| Recorded information |
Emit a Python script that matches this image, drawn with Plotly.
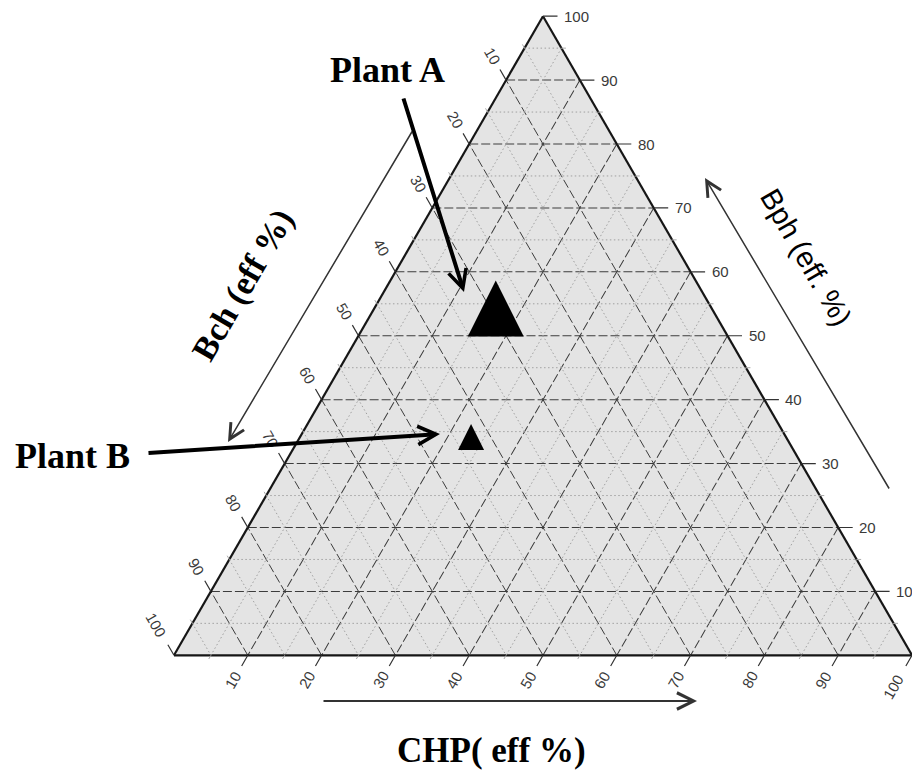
import math
import plotly.graph_objects as go

# ---------------- data ----------------
plant_names = ["Plant A", "Plant B"]
bph_eff = [52.8, 33.5]   # top vertex  (Bph, eff. %)
bch_eff = [30.0, 43.0]   # bottom-left (Bch, eff %)
chp_eff = [17.2, 23.5]   # bottom-right (CHP, eff %)

tick_vals = [10, 20, 30, 40, 50, 60, 70, 80, 90, 100]
tick_text = ["10", "20", "30", "40", "50", "60", "70", "80", "90", "100"]
grid_vals = [0, 10, 20, 30, 40, 50, 60, 70, 80, 90]
minor_vals = [5, 15, 25, 35, 45, 55, 65, 75, 85, 95]

TOTAL = 100
W, H = 920, 773
OFF = 8          # page margin of the html body (screen px = figure px + OFF)
DOM_X = [0.180435, 0.982609]
DOM_Y = [0.16, 0.992]

# ---- ternary frame geometry, computed exactly as plotly lays it out ----
W_OVER_H = 2 / math.sqrt(3)
wmax = (DOM_X[1] - DOM_X[0]) * W
hmax = (DOM_Y[1] - DOM_Y[0]) * H
if wmax > W_OVER_H * hmax:
    TH = hmax
    TW = TH * W_OVER_H
else:
    TW = wmax
    TH = TW / W_OVER_H
TX0 = W * (DOM_X[0] + DOM_X[1]) / 2 - TW / 2
TY0 = H * (1 - (DOM_Y[0] + DOM_Y[1]) / 2) - TH / 2


def tern_xy(a, b, c):
    s = a + b + c
    return TX0 + TW * (c + a / 2) / s, TY0 + TH * (1 - a / s)


def fx(x):           # figure px -> paper
    return x / W


def fy(y):
    return 1 - y / H


def px(x):           # screen px -> paper
    return (x - OFF) / W


def py(y):
    return 1 - (y - OFF) / H


# minor (dotted) grid built from the minor tick values
ga, gb, gc = [], [], []
for v in minor_vals:
    r = TOTAL - v
    ga += [v, v, None]; gb += [r, 0, None]; gc += [0, r, None]
    ga += [r, 0, None]; gb += [v, v, None]; gc += [0, r, None]
    ga += [r, 0, None]; gb += [0, r, None]; gc += [v, v, None]

fig = go.Figure()
fig.add_trace(go.Scatterternary(
    a=ga, b=gb, c=gc, mode="lines",
    line=dict(color="#a0a0a0", width=1, dash="1.5px,2.5px"),
    hoverinfo="skip", showlegend=False,
))
fig.add_trace(go.Scatterternary(
    a=bph_eff, b=bch_eff, c=chp_eff, mode="markers", text=plant_names,
    marker=dict(symbol="arrow-down", angle=180, size=[56, 26],
                standoff=[37.3, 17.3], color="#000000", opacity=1,
                line=dict(width=0)),
    showlegend=False,
))


def axis():
    return dict(
        title=dict(text=""),
        tickmode="array", tickvals=grid_vals, ticks="", showticklabels=False,
        showline=True, linecolor="#161616", linewidth=2.2,
        showgrid=True, gridcolor="#3c3c3c", gridwidth=1.4, griddash="9px,3px",
        layer="below traces",
    )


fig.update_layout(
    width=W, height=H,
    margin=dict(l=0, r=0, t=0, b=0, autoexpand=False),
    paper_bgcolor="white",
    ternary=dict(
        sum=TOTAL,
        bgcolor="#e4e4e4",
        domain=dict(x=DOM_X, y=DOM_Y),
        aaxis=axis(), baxis=axis(), caxis=axis(),
    ),
)

serif = "Liberation Serif, Times New Roman, serif"
sans = "Liberation Sans, Arial, sans-serif"
tickfont = dict(family=sans, size=15, color="#3a3a3a")
ann = []


def tick(pt, dx, dy, color, width):
    return dict(x=fx(pt[0]), y=fy(pt[1]), xref="paper", yref="paper",
                ax=dx, ay=dy, showarrow=True, arrowhead=0, arrowwidth=width,
                arrowcolor=color, text="")


U_LEFT = (-0.5, -math.sqrt(3) / 2)
U_BOT = (-0.5, math.sqrt(3) / 2)

for v, t in zip(tick_vals, tick_text):
    n = len(t)
    # left edge: Bch
    p = tern_xy(TOTAL - v, v, 0)
    ann.append(tick(p, 14 * U_LEFT[0], 14 * U_LEFT[1], "#333", 1.2))
    d = 12 + 8 * n
    ann.append(dict(x=fx(p[0] + d * U_LEFT[0]), y=fy(p[1] + d * U_LEFT[1]),
                    xref="paper", yref="paper", showarrow=False, text=t,
                    textangle=60, xanchor="center", yanchor="middle", font=tickfont))
    # bottom edge: CHP
    p = tern_xy(0, TOTAL - v, v)
    ann.append(tick(p, 14 * U_BOT[0], 14 * U_BOT[1], "#333", 1.2))
    d = 12.5 + 8 * n
    ann.append(dict(x=fx(p[0] + d * U_BOT[0]), y=fy(p[1] + d * U_BOT[1]),
                    xref="paper", yref="paper", showarrow=False, text=t,
                    textangle=-60, xanchor="center", yanchor="middle", font=tickfont))
    # right edge: Bph
    p = tern_xy(v, 0, TOTAL - v)
    ann.append(tick(p, 16, 0, "#333", 1.2))
    ann.append(dict(x=fx(p[0] + 19), y=fy(p[1]), xref="paper", yref="paper",
                    showarrow=False, text=t, xanchor="left", yanchor="middle",
                    font=tickfont))

for v in minor_vals:
    p = tern_xy(TOTAL - v, v, 0)
    ann.append(tick(p, 6 * U_LEFT[0], 6 * U_LEFT[1], "#aaa", 1))
    p = tern_xy(0, TOTAL - v, v)
    ann.append(tick(p, 6 * U_BOT[0], 6 * U_BOT[1], "#aaa", 1))
    p = tern_xy(v, 0, TOTAL - v)
    ann.append(tick(p, 6, 0, "#aaa", 1))


def label(x, y, text, font, angle=0):
    return dict(x=px(x), y=py(y), xref="paper", yref="paper", showarrow=False,
                xanchor="center", yanchor="middle", text=text, textangle=angle,
                font=font)


ann += [
    label(387, 70, "<b>Plant A</b>", dict(family=serif, size=36, color="black")),
    label(72, 456, "<b>Plant B</b>", dict(family=serif, size=36, color="black")),
    label(243, 285, "<b>Bch (eff %)</b>", dict(family=serif, size=34, color="black"), -60),
    label(806, 257, "Bph (eff. %)", dict(family=sans, size=29, color="black"), 60),
    label(492, 750, "<b>CHP( eff %)</b>", dict(family=serif, size=35, color="black")),
]


def arrow(tip, tail, width, size, color):
    return dict(x=px(tip[0]), y=py(tip[1]), xref="paper", yref="paper",
                ax=tail[0] - tip[0], ay=tail[1] - tip[1],
                showarrow=True, arrowhead=5, arrowwidth=width, arrowsize=size,
                arrowcolor=color, text="")


ann.append(arrow((464, 292), (403, 97), 4, 0.9, "black"))
ann.append(arrow((440, 434), (147, 453), 4, 0.9, "black"))
ann.append(arrow((228, 442), (413, 130), 1.5, 2, "#333"))
ann.append(arrow((705, 178), (890, 490), 1.5, 2, "#333"))
ann.append(arrow((697, 701), (322, 701), 1.8, 1.8, "#333"))

fig.update_layout(annotations=ann)
fig.write_html("out.html")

| Stated task |
Your task is to return the lines above, from the first one up to and including the line containing "return 1 - (y - OFF) / H", minus any pictures.

| Solution |
Emit a Python script that matches this image, drawn with Plotly.
import math
import plotly.graph_objects as go

# ---------------- data ----------------
plant_names = ["Plant A", "Plant B"]
bph_eff = [52.8, 33.5]   # top vertex  (Bph, eff. %)
bch_eff = [30.0, 43.0]   # bottom-left (Bch, eff %)
chp_eff = [17.2, 23.5]   # bottom-right (CHP, eff %)

tick_vals = [10, 20, 30, 40, 50, 60, 70, 80, 90, 100]
tick_text = ["10", "20", "30", "40", "50", "60", "70", "80", "90", "100"]
grid_vals = [0, 10, 20, 30, 40, 50, 60, 70, 80, 90]
minor_vals = [5, 15, 25, 35, 45, 55, 65, 75, 85, 95]

TOTAL = 100
W, H = 920, 773
OFF = 8          # page margin of the html body (screen px = figure px + OFF)
DOM_X = [0.180435, 0.982609]
DOM_Y = [0.16, 0.992]

# ---- ternary frame geometry, computed exactly as plotly lays it out ----
W_OVER_H = 2 / math.sqrt(3)
wmax = (DOM_X[1] - DOM_X[0]) * W
hmax = (DOM_Y[1] - DOM_Y[0]) * H
if wmax > W_OVER_H * hmax:
    TH = hmax
    TW = TH * W_OVER_H
else:
    TW = wmax
    TH = TW / W_OVER_H
TX0 = W * (DOM_X[0] + DOM_X[1]) / 2 - TW / 2
TY0 = H * (1 - (DOM_Y[0] + DOM_Y[1]) / 2) - TH / 2


def tern_xy(a, b, c):
    s = a + b + c
    return TX0 + TW * (c + a / 2) / s, TY0 + TH * (1 - a / s)


def fx(x):           # figure px -> paper
    return x / W


def fy(y):
    return 1 - y / H


def px(x):           # screen px -> paper
    return (x - OFF) / W


def py(y):
    return 1 - (y - OFF) / H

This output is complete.